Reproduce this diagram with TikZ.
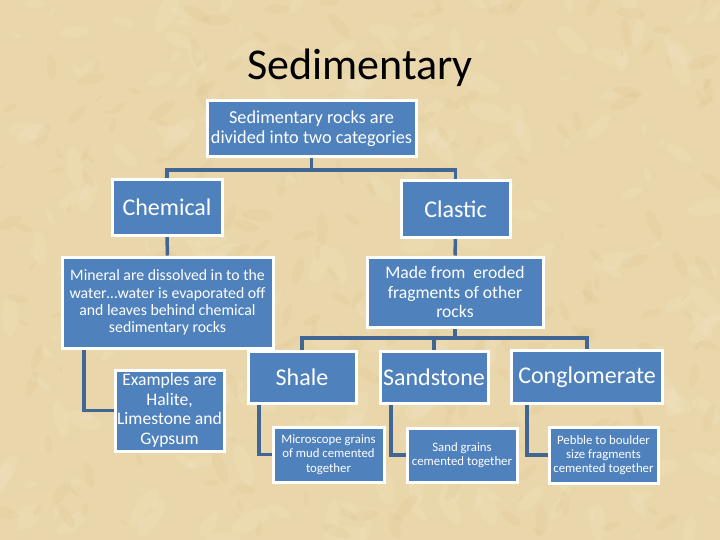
\documentclass[tikz,border=0pt]{standalone}
\usepackage{fontspec}
\setmainfont{Carlito}
\usetikzlibrary{backgrounds}
\definecolor{parch}{RGB}{233,214,170}
\definecolor{parchlight}{RGB}{243,230,200}
\definecolor{parchdark}{RGB}{218,194,144}
\definecolor{boxblue}{RGB}{79,129,189}
\definecolor{linkblue}{RGB}{66,102,148}
\tikzset{
  box/.style={draw=white, line width=3pt, fill=boxblue, text=white, inner sep=1pt, align=center},
  link/.style={draw=linkblue, line width=3.5pt},
  fsA/.style={font=\fontsize{18.3}{20}\selectfont},
  fsB/.style={font=\fontsize{24}{26}\selectfont},
  fsC/.style={font=\fontsize{15.8}{17.2}\selectfont},
  fsD/.style={font=\fontsize{17.6}{19.6}\selectfont},
  fsE/.style={font=\fontsize{12.8}{14.2}\selectfont},
}
\begin{document}
\begin{tikzpicture}[x=1pt,y=-1pt]
\useasboundingbox (0,0) rectangle (720,540);
\begin{pgfonlayer}{background}
\fill[parch] (0,0) rectangle (720,540);
\pgfmathsetseed{7}
\foreach \i in {1,...,260}{
  \pgfmathsetmacro{\xx}{random(0,720)}
  \pgfmathsetmacro{\yy}{random(0,540)}
  \pgfmathsetmacro{\rr}{random(5,22)}
  \pgfmathsetmacro{\aa}{random(0,180)}
  \fill[parchlight,opacity=0.22,rotate around={\aa:(\xx,\yy)}] (\xx,\yy) ellipse ({\rr pt} and {0.4*\rr pt});
}
\foreach \i in {1,...,260}{
  \pgfmathsetmacro{\xx}{random(0,720)}
  \pgfmathsetmacro{\yy}{random(0,540)}
  \pgfmathsetmacro{\rr}{random(4,16)}
  \pgfmathsetmacro{\aa}{random(0,180)}
  \fill[parchdark,opacity=0.2,rotate around={\aa:(\xx,\yy)}] (\xx,\yy) ellipse ({\rr pt} and {0.35*\rr pt});
}
\end{pgfonlayer}
\node[font=\fontsize{44}{48}\selectfont] (title) at (360,68) {Sedimentary};
\node[box,fsA,minimum width=209pt,minimum height=56pt] (top) at (311.5,129) {Sedimentary rocks are\\divided into two categories};
\node[box,fsB,minimum width=110pt,minimum height=55pt] (chem) at (167,207.5) {Chemical};
\node[box,fsB,minimum width=109pt,minimum height=56pt] (clas) at (455.5,209) {Clastic};
\node[box,fsC,minimum width=211pt,minimum height=91pt] (mineral) at (167.5,302.5) {Mineral are dissolved in to the\\water…water is evaporated off\\and leaves behind chemical\\sedimentary rocks};
\node[box,fsD,minimum width=176pt,minimum height=70pt] (made) at (455,292) {Made from~ eroded\\fragments of other\\rocks};
\node[box,fsD,minimum width=109pt,minimum height=81pt] (examples) at (169.5,410.5) {Examples are\\Halite,\\Limestone and\\Gypsum};
\node[box,fsB,minimum width=108pt,minimum height=52pt] (shale) at (302,377) {Shale};
\node[box,fsB,minimum width=108pt,minimum height=52pt] (sand) at (434,377) {Sandstone};
\node[box,fsB,minimum width=151pt,minimum height=53pt] (cong) at (587,377) {Conglomerate};
\node[box,fsE,minimum width=111pt,minimum height=55pt] (micro) at (328.5,454.5) {Microscope grains\\of mud cemented\\together};
\node[box,fsE,minimum width=110pt,minimum height=54pt] (sgrains) at (462,455) {Sand grains\\cemented together};
\node[box,fsE,minimum width=109pt,minimum height=56pt] (pebble) at (603.5,455) {Pebble to boulder\\size fragments\\cemented together};
\coordinate (j1) at (311.5,170);
\coordinate (j2) at (455,338);
\begin{pgfonlayer}{background}
\draw[link] (top.south) -- (j1) -| (chem.north);
\draw[link] (j1) -| (clas.north);
\draw[link] (chem.south) -- (mineral.north);
\draw[link] (clas.south) -- (made.north);
\draw[link] ([xshift=-83.5pt]mineral.south) |- (examples.west);
\draw[link] (made.south) -- (j2) -| (shale.north);
\draw[link] (j2) -| (sand.north);
\draw[link] (j2) -| (cong.north);
\draw[link] ([xshift=-43pt]shale.south) |- (micro.west);
\draw[link] ([xshift=-43pt]sand.south) |- (sgrains.west);
\draw[link] ([xshift=-60pt]cong.south) |- (pebble.west);
\end{pgfonlayer}
\end{tikzpicture}
\end{document}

• **WHAT YOU ARE ASKED TO DO**
Copy the data character for character, but drop all pictures from the copy.

• **WRITTEN RESPONSE**
Reproduce this diagram with TikZ.
\documentclass[tikz,border=0pt]{standalone}
\usepackage{fontspec}
\setmainfont{Carlito}
\usetikzlibrary{backgrounds}
\definecolor{parch}{RGB}{233,214,170}
\definecolor{parchlight}{RGB}{243,230,200}
\definecolor{parchdark}{RGB}{218,194,144}
\definecolor{boxblue}{RGB}{79,129,189}
\definecolor{linkblue}{RGB}{66,102,148}
\tikzset{
  box/.style={draw=white, line width=3pt, fill=boxblue, text=white, inner sep=1pt, align=center},
  link/.style={draw=linkblue, line width=3.5pt},
  fsA/.style={font=\fontsize{18.3}{20}\selectfont},
  fsB/.style={font=\fontsize{24}{26}\selectfont},
  fsC/.style={font=\fontsize{15.8}{17.2}\selectfont},
  fsD/.style={font=\fontsize{17.6}{19.6}\selectfont},
  fsE/.style={font=\fontsize{12.8}{14.2}\selectfont},
}
\begin{document}
\begin{tikzpicture}[x=1pt,y=-1pt]
\useasboundingbox (0,0) rectangle (720,540);
\begin{pgfonlayer}{background}
\fill[parch] (0,0) rectangle (720,540);
\pgfmathsetseed{7}
\foreach \i in {1,...,260}{
  \pgfmathsetmacro{\xx}{random(0,720)}
  \pgfmathsetmacro{\yy}{random(0,540)}
  \pgfmathsetmacro{\rr}{random(5,22)}
  \pgfmathsetmacro{\aa}{random(0,180)}
  \fill[parchlight,opacity=0.22,rotate around={\aa:(\xx,\yy)}] (\xx,\yy) ellipse ({\rr pt} and {0.4*\rr pt});
}
\foreach \i in {1,...,260}{
  \pgfmathsetmacro{\xx}{random(0,720)}
  \pgfmathsetmacro{\yy}{random(0,540)}
  \pgfmathsetmacro{\rr}{random(4,16)}
  \pgfmathsetmacro{\aa}{random(0,180)}
  \fill[parchdark,opacity=0.2,rotate around={\aa:(\xx,\yy)}] (\xx,\yy) ellipse ({\rr pt} and {0.35*\rr pt});
}
\end{pgfonlayer}
\node[font=\fontsize{44}{48}\selectfont] (title) at (360,68) {Sedimentary};
\node[box,fsA,minimum width=209pt,minimum height=56pt] (top) at (311.5,129) {Sedimentary rocks are\\divided into two categories};
\node[box,fsB,minimum width=110pt,minimum height=55pt] (chem) at (167,207.5) {Chemical};
\node[box,fsB,minimum width=109pt,minimum height=56pt] (clas) at (455.5,209) {Clastic};
\node[box,fsC,minimum width=211pt,minimum height=91pt] (mineral) at (167.5,302.5) {Mineral are dissolved in to the\\water…water is evaporated off\\and leaves behind chemical\\sedimentary rocks};
\node[box,fsD,minimum width=176pt,minimum height=70pt] (made) at (455,292) {Made from~ eroded\\fragments of other\\rocks};
\node[box,fsD,minimum width=109pt,minimum height=81pt] (examples) at (169.5,410.5) {Examples are\\Halite,\\Limestone and\\Gypsum};
\node[box,fsB,minimum width=108pt,minimum height=52pt] (shale) at (302,377) {Shale};
\node[box,fsB,minimum width=108pt,minimum height=52pt] (sand) at (434,377) {Sandstone};
\node[box,fsB,minimum width=151pt,minimum height=53pt] (cong) at (587,377) {Conglomerate};
\node[box,fsE,minimum width=111pt,minimum height=55pt] (micro) at (328.5,454.5) {Microscope grains\\of mud cemented\\together};
\node[box,fsE,minimum width=110pt,minimum height=54pt] (sgrains) at (462,455) {Sand grains\\cemented together};
\node[box,fsE,minimum width=109pt,minimum height=56pt] (pebble) at (603.5,455) {Pebble to boulder\\size fragments\\cemented together};
\coordinate (j1) at (311.5,170);
\coordinate (j2) at (455,338);
\begin{pgfonlayer}{background}
\draw[link] (top.south) -- (j1) -| (chem.north);
\draw[link] (j1) -| (clas.north);
\draw[link] (chem.south) -- (mineral.north);
\draw[link] (clas.south) -- (made.north);
\draw[link] ([xshift=-83.5pt]mineral.south) |- (examples.west);
\draw[link] (made.south) -- (j2) -| (shale.north);
\draw[link] (j2) -| (sand.north);
\draw[link] (j2) -| (cong.north);
\draw[link] ([xshift=-43pt]shale.south) |- (micro.west);
\draw[link] ([xshift=-43pt]sand.south) |- (sgrains.west);
\draw[link] ([xshift=-60pt]cong.south) |- (pebble.west);
\end{pgfonlayer}
\end{tikzpicture}
\end{document}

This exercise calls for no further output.